Pada akhir Agustus 1946, pemerintah Inggris mengirimkan Lord Killearn ke Indonesia untuk memediasi perundingan antara Indonesia dan Belanda. Kemudian, pada tanggal 7 Oktober 1946, perundingan antara Indonesia dan Belanda dibuka di Konsulat Jenderal Inggris di Jakarta, yang dipimpin oleh Lord Killearn. Perundingan ini menghasilkan kesepakatan untuk gencatan senjata pada tanggal 14 Oktober, dan membuka jalan menuju perundingan di Linggarjati yang dimulai pada tanggal 11 November 1946.

Contents

Isi Perundingan Linggarjati

  1. Belanda mengakui Republik Indonesia secara de facto dengan wilayah kekuasaan yang mencakup Sumatera, Jawa, dan Madura. Belanda diwajibkan untuk meninggalkan wilayah tersebut paling lambat pada tanggal 1 Januari 1949.
  2. Republik Indonesia dan Belanda sepakat untuk bekerja sama dalam membentuk Negara Indonesia Serikat, di mana salah satu negara bagiannya adalah Republik Indonesia.
  3. Republik Indonesia Serikat dan Belanda juga sepakat untuk membentuk Uni Indonesia-Belanda, yang akan dipimpin oleh Ratu Belanda. Dengan ditandatanganinya Perjanjian Linggarjati, Republik Indonesia mendapat keuntungan politis karena mendapat pengakuan de facto. Perjanjian ini kemudian resmi ditandatangani pada tanggal 25 Maret 1947 di Istana Bijswijk (Istana Merdeka) Jakarta.

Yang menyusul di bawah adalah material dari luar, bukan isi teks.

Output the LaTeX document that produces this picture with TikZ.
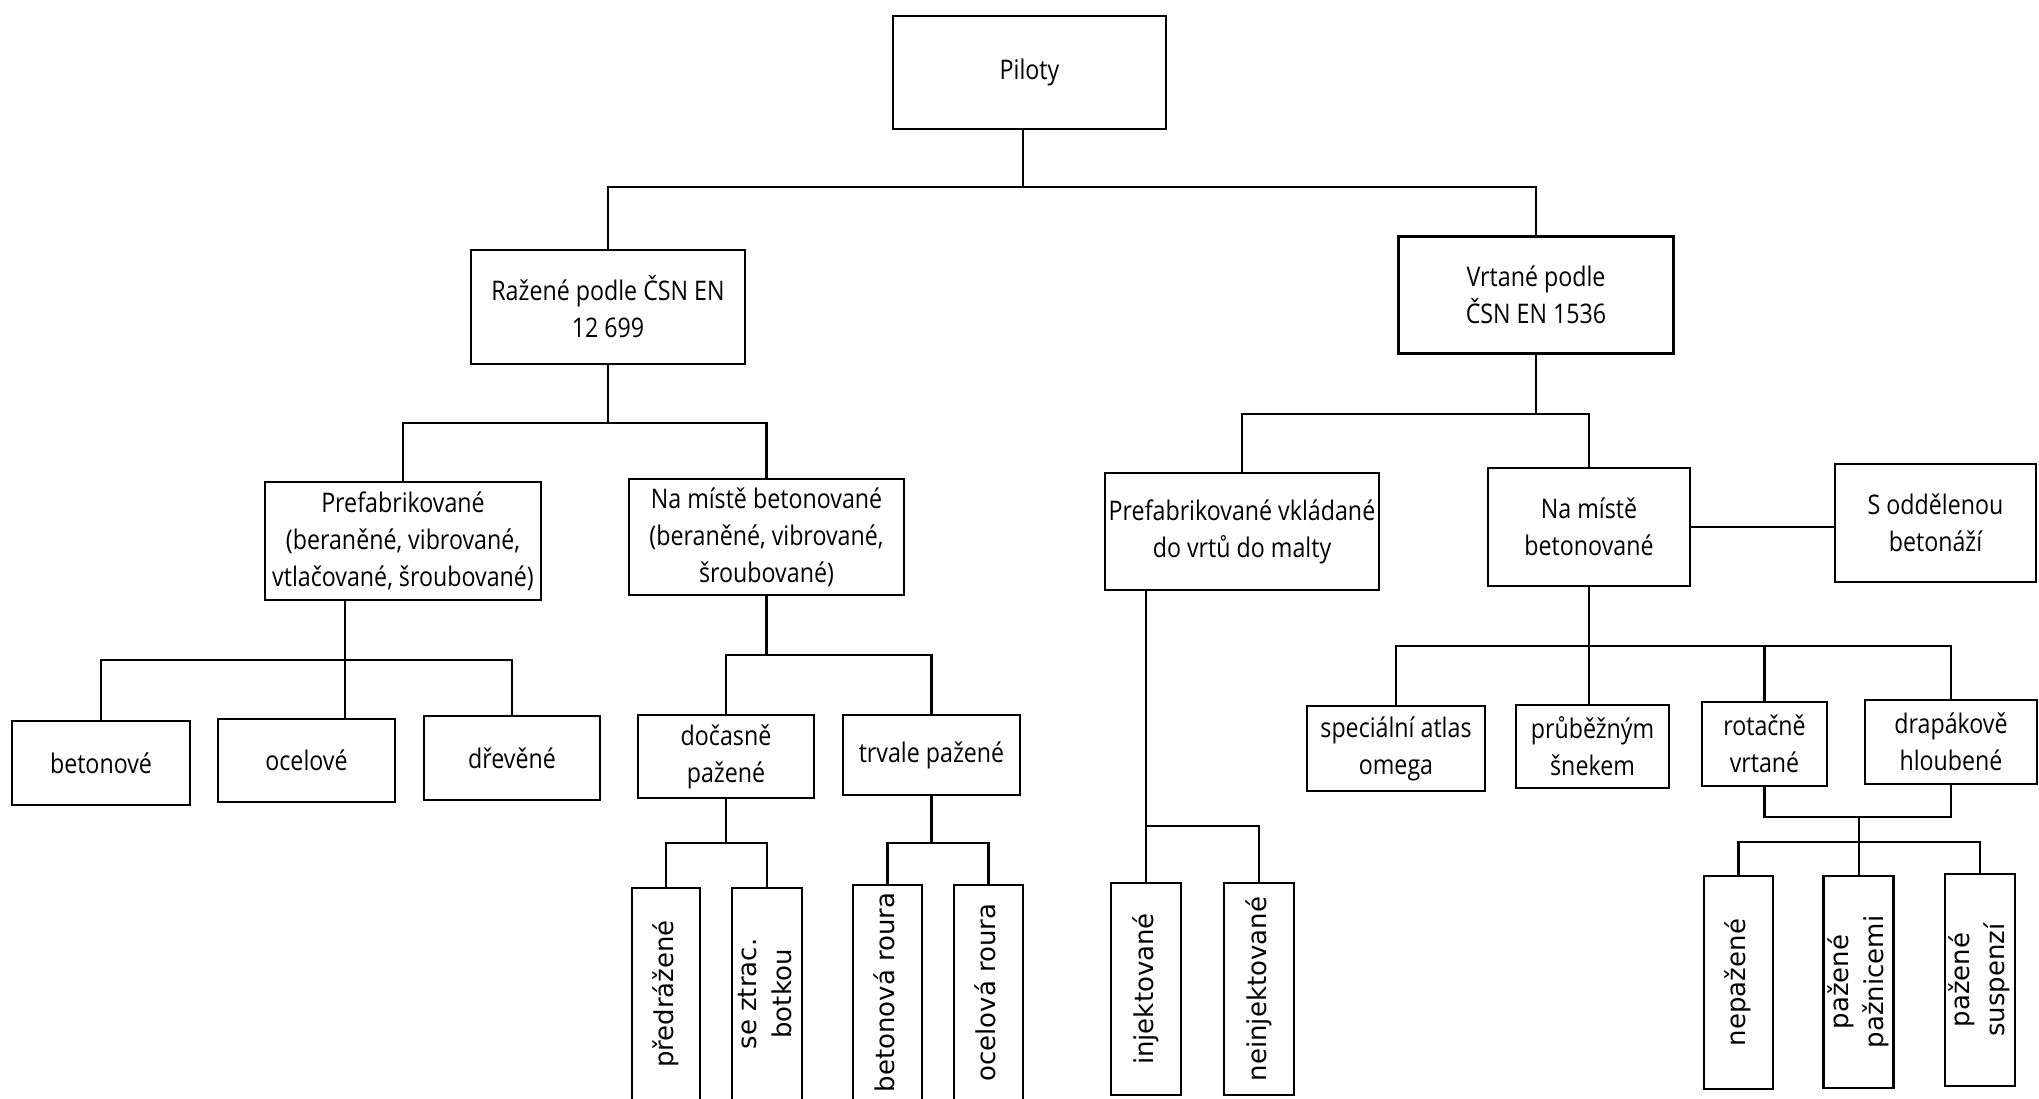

Sejarah Perjanjian Linggarjati

Di Indonesia, awal diplomasi dimulai saat terjadi Vacuum of Power di Asia Tenggara setelah menyerahnya Jepang, yang kemudian diikuti dengan deklarasi kemerdekaan oleh Indonesia. Sesuai dengan teori berdirinya sebuah negara, untuk menjadi negara yang sah, harus terpenuhi empat unsur utama: warga negara, wilayah, pemerintahan, dan pengakuan dari negara lain. Tiga unsur pertama sudah terpenuhi, yang tersisa adalah pengakuan dari negara lain. Perjanjian Linggarjati menjadi strategi Indonesia untuk memperkuat eksistensinya di dunia internasional dan menegaskan bahwa kemerdekaan Indonesia adalah sebuah kenyataan.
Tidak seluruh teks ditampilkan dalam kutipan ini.